The dataset contains various features, including luminosity and radio freq information. Key columns include:
- Multiple numerical and categorical features representing data.
- Loading Data: The data is loaded from CSV files.
- Handling Missing Values: Missing values are addressed by imputation or removal.In our case we used KNN Imputing
- Encoding Categorical Variables: Categorical variables are encoded using techniques like one-hot encoding.
- Visualization: Histograms, scatter plots, and correlation matrices are used to understand data distribution and relationships.
- Summary Statistics: Descriptive statistics provide insights into the central tendency and variability of features.
- Outliers- these were casted out using methods like DBSCAN And Kneepointing
- Model Selection: Various models, including Logistic Regression, Decision Trees, and Random Forest, are evaluated.

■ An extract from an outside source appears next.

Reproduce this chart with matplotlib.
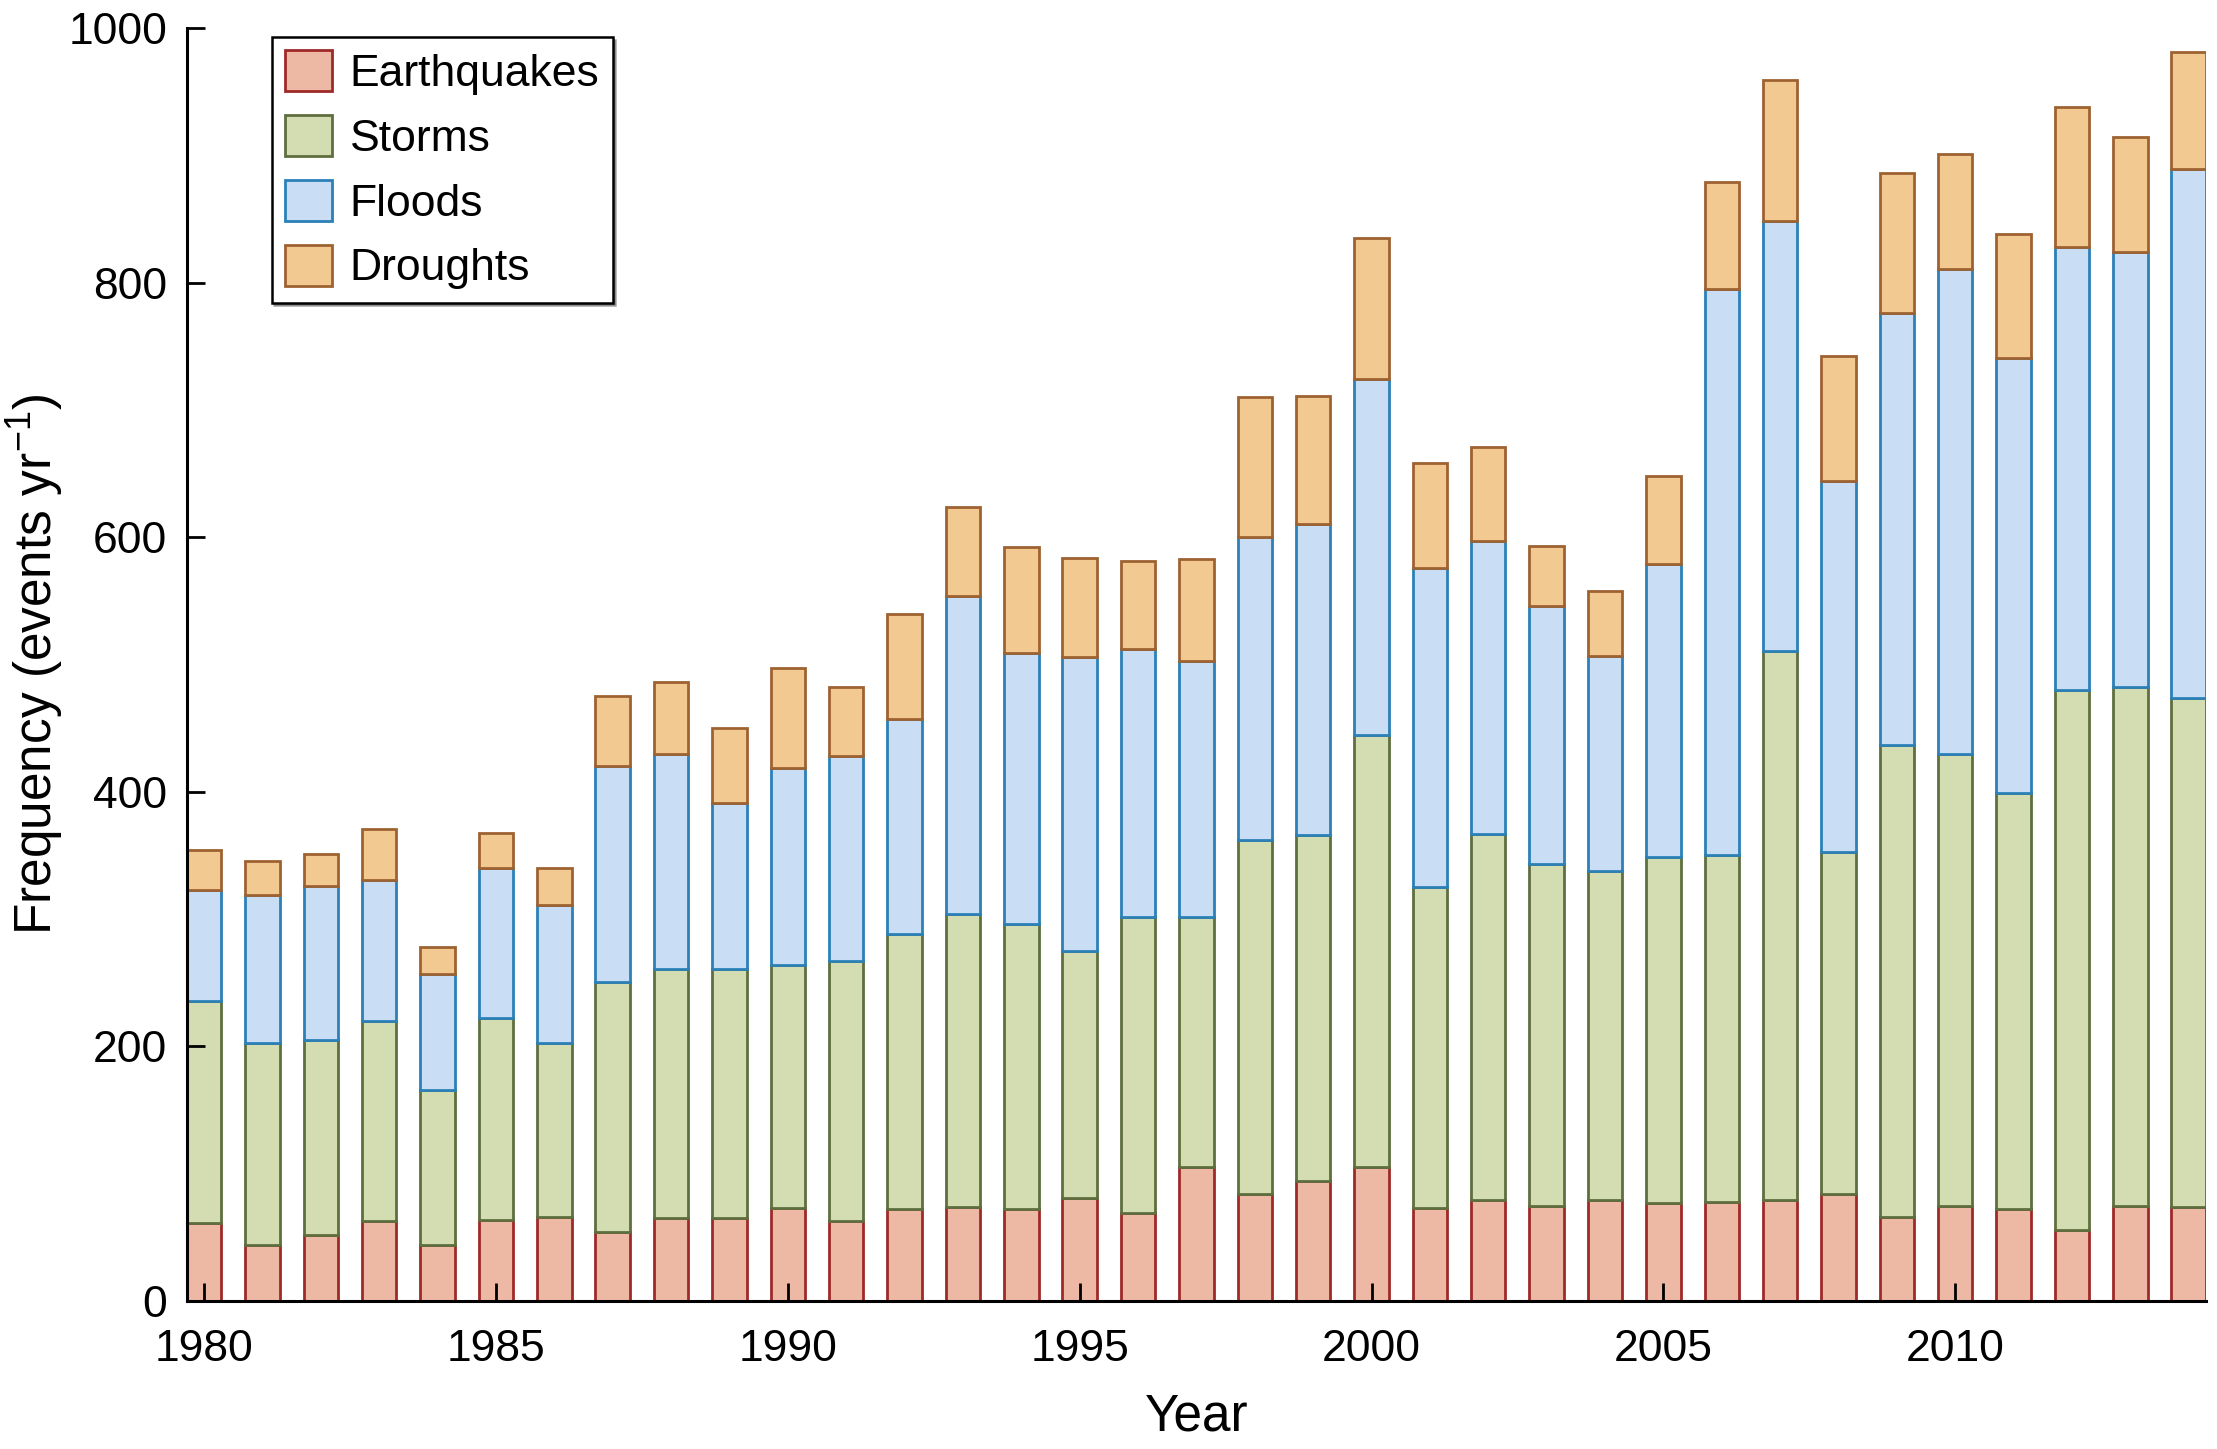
import matplotlib.pyplot as plt
import numpy as np

plt.rcParams['font.family'] = ['Liberation Sans', 'DejaVu Sans']
plt.rcParams['mathtext.fontset'] = 'custom'
plt.rcParams['mathtext.rm'] = 'Liberation Sans'
plt.rcParams['mathtext.it'] = 'Liberation Sans:italic'

# Events per year
years = np.arange(1980, 2015)
earthquakes = [61, 44, 52, 63, 44, 64, 66, 54, 65, 65, 73, 63, 72, 74, 72, 81, 69, 105,
               84, 94, 105, 73, 79, 75, 79, 77, 78, 79, 84, 66, 75, 72, 56, 75, 74]
storms = [175, 159, 153, 157, 122, 158, 137, 197, 196, 196, 191, 204, 216, 230, 224, 194,
          233, 197, 278, 272, 340, 252, 288, 268, 259, 272, 272, 432, 269, 371, 355, 327,
          424, 407, 400]
floods = [87, 116, 121, 111, 91, 118, 108, 169, 169, 130, 155, 161, 169, 250, 213, 231,
          210, 201, 238, 244, 279, 251, 230, 203, 169, 230, 445, 337, 291, 339, 381, 342,
          348, 342, 415]
droughts = [31, 27, 25, 40, 21, 28, 29, 55, 56, 59, 78, 54, 83, 70, 83, 78, 69, 80, 110,
            101, 111, 82, 74, 47, 51, 69, 84, 111, 98, 110, 90, 97, 110, 90, 92]

series = [
    ('Earthquakes', earthquakes, '#EDB9A5', '#9E2A28'),
    ('Storms', storms, '#D3DDB1', '#5E6F3E'),
    ('Floods', floods, '#C9DDF5', '#2C80B8'),
    ('Droughts', droughts, '#F2CA91', '#9E6230'),
]

bar_width = 0.59

fig = plt.figure(figsize=(22.17, 14.49), dpi=100)
ax = fig.add_axes([0.0843, 0.1021, 0.9107, 0.8786])

bottom = np.zeros(len(years))
for name, vals, fill, edge in series:
    vals = np.array(vals)
    ax.bar(years, vals, bottom=bottom, width=bar_width, color=fill,
           edgecolor=edge, linewidth=2.0, label=name)
    bottom += vals

ax.set_xlim(years[0] - bar_width / 2, years[-1] + bar_width / 2)
ax.set_ylim(0, 1000)
ax.set_xticks(np.arange(1980, 2011, 5))
ax.set_yticks(np.arange(0, 1001, 200))

for side in ['top', 'right']:
    ax.spines[side].set_visible(False)
for side in ['left', 'bottom']:
    ax.spines[side].set_linewidth(2.2)

ax.tick_params(direction='in', length=13, width=2.0, labelsize=32)
ax.tick_params(axis='x', pad=20)
ax.tick_params(axis='y', pad=14)

ax.set_xlabel('Year', fontsize=37, labelpad=16)
ax.set_ylabel('Frequency (events yr$^{-1}$)', fontsize=37, labelpad=2)

leg = ax.legend(loc='upper left', bbox_to_anchor=(0.042, 0.993), borderaxespad=0,
                fontsize=32, frameon=True, fancybox=False, shadow=True,
                handlelength=1.05, handleheight=1.05, handletextpad=0.4,
                labelspacing=0.45, borderpad=0.3)
leg.get_frame().set_edgecolor('black')
leg.get_frame().set_linewidth(1.8)

fig.savefig('out.png', dpi=100)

- Hyperparameter Tuning: Grid search and cross-validation are used to optimize model parameters.
- Evaluation Metrics: Models are evaluated using metrics such as accuracy, precision, recall, and F1-score.
- Model Testing: Models like XGBOOST , CARTBOOSTING and VOTING classifiers were introduced.
- Model Performance: The performance of different models is compared, and the best-performing model is selected.
- Feature Importance: Key features contributing to the model's predictions are identified.
The project successfully identifies the most significant features and builds a predictive model for classifying black holes.